INSTRUCTION
Gather the lines that hold the string "this".

DATA ROWS
BEGIN

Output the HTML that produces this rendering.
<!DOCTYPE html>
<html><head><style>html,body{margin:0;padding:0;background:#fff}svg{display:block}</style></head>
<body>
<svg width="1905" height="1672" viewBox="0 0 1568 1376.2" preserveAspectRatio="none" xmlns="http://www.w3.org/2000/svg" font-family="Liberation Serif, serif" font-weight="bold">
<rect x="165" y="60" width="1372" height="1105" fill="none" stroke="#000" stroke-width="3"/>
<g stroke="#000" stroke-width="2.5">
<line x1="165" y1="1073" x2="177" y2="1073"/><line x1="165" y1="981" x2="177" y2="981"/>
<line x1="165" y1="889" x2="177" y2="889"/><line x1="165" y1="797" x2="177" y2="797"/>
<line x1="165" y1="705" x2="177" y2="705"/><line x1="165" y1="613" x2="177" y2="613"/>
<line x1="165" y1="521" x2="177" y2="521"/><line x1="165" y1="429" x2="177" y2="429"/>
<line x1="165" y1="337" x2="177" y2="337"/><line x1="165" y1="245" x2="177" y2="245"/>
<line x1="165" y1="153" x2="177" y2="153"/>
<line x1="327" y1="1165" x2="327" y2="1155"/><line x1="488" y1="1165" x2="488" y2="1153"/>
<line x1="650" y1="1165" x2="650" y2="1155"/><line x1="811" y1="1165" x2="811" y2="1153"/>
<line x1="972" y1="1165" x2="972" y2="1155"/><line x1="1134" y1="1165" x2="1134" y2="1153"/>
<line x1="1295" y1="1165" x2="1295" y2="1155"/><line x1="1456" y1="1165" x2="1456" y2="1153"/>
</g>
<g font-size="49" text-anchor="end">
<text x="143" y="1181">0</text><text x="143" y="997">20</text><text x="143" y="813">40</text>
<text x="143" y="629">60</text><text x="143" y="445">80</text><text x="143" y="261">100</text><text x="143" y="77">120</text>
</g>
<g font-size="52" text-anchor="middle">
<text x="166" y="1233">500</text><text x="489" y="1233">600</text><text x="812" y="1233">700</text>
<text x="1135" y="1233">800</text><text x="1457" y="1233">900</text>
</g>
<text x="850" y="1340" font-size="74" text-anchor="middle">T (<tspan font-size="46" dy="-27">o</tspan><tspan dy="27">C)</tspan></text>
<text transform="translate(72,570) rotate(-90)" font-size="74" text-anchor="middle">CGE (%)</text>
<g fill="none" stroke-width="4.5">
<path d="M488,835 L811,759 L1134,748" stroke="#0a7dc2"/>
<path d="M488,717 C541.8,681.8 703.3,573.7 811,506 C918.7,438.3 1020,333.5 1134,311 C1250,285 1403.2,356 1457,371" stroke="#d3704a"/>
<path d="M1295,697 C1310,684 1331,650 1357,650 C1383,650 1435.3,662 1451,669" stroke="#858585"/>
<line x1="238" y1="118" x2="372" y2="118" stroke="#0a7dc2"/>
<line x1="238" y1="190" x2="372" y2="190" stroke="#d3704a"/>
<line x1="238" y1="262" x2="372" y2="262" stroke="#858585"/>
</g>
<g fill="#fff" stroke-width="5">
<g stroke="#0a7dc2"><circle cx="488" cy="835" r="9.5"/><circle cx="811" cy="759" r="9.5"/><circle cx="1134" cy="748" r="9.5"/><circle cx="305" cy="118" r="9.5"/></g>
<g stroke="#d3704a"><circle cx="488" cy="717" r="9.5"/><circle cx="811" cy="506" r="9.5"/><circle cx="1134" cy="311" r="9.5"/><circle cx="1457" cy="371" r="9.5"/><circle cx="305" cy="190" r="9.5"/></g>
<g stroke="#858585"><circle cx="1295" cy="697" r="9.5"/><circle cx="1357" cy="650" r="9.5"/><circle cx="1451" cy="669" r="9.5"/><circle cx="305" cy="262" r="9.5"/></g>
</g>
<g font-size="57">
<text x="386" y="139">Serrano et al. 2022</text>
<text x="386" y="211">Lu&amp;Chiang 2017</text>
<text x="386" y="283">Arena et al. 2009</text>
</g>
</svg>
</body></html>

END
BEGIN

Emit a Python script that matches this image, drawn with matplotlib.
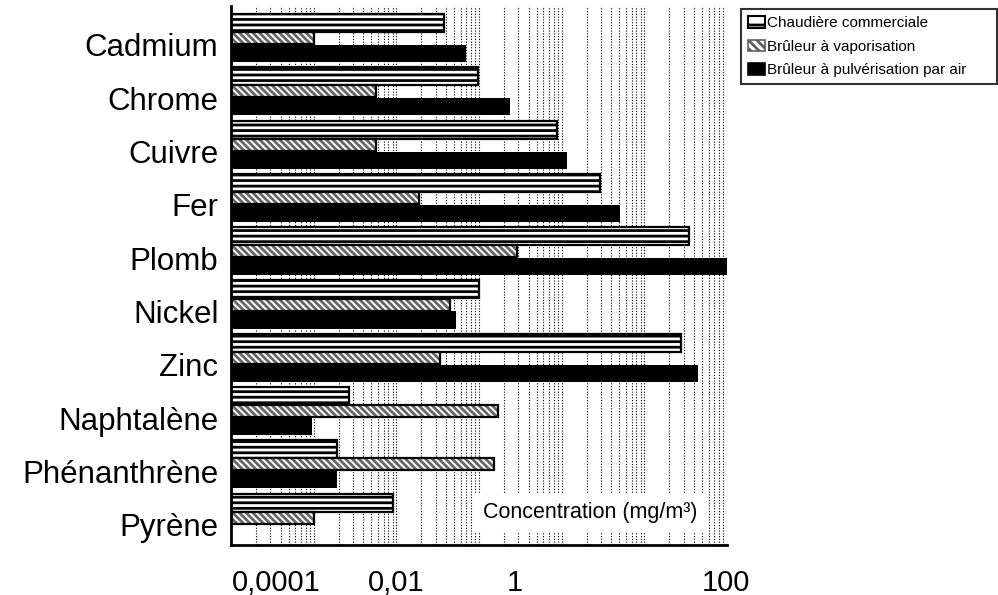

END

EXERCISE OUTPUT
Output the HTML that produces this rendering.
Emit a Python script that matches this image, drawn with matplotlib.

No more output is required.